There was a time, well into the 1960s, that Cesar Franck's music was readily available on records and in the concert halls. Today, performances are rarer, and this superb reading of the quintet is sure to win new friends for this composer's works.The Belgian-born Franck was a mild-mannered professorial type, who spent his most musically fertile years as organist of Ste. Clotilde and as professor of organ at the Paris Conservatory, where he had a major effect on an entire generation of French composers. Yet his works were not well received in Paris, where the musical style favored a certain shallowness of emotional content, a glossy surface masking a triviality of musical utterance. At the premiere of the quintet, Franck came up to congratulate the composer Camille Saint-Saens, who had played the piano part, and to present him with the manuscript; Saint-Saens curtly turned on his heel and walked away. He had hated every moment of the work, appalled by the searing emotional impact and by the structure of thematic unification or cyclical composition.
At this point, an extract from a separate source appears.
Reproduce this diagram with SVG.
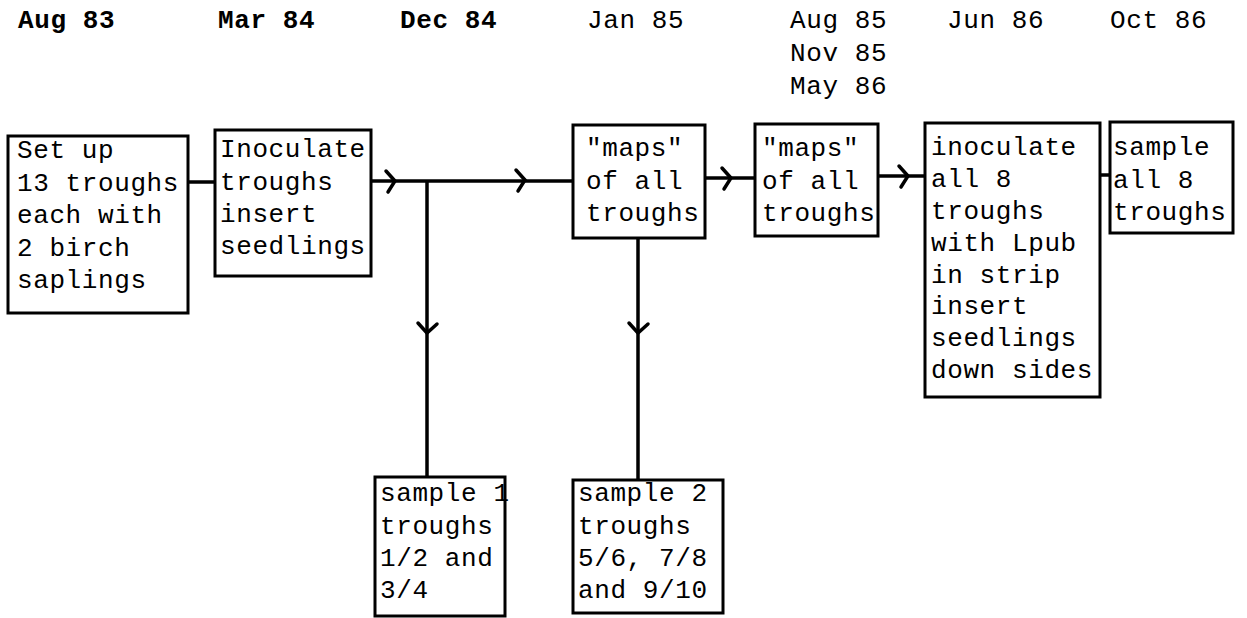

Richter and the Borodin Quartet take the passion and drama to dizzying heights. This is a searing account of the work, exploring the darker side of the music. And in the quieter moments there is a sense of other worldly, spiritual quest. The recording, which dates from 1981, is adequate, and at least the balances between string players and piano is captured. The remaining pieces on the program are three of the more mysterious, and less familiar, pieces by Liszt, another composer who settled in France and had great influence there. Liszt stretched the expressive boundaries of the keyboard, and of music in general. In these pieces, he has created moods of great turmoil followed by ones of darkly meditative mystery. The virtuosity is made to serve a musical end rather than just the pianist's glory. Richter is in splendid form in the three Liszt pieces taped in 1984.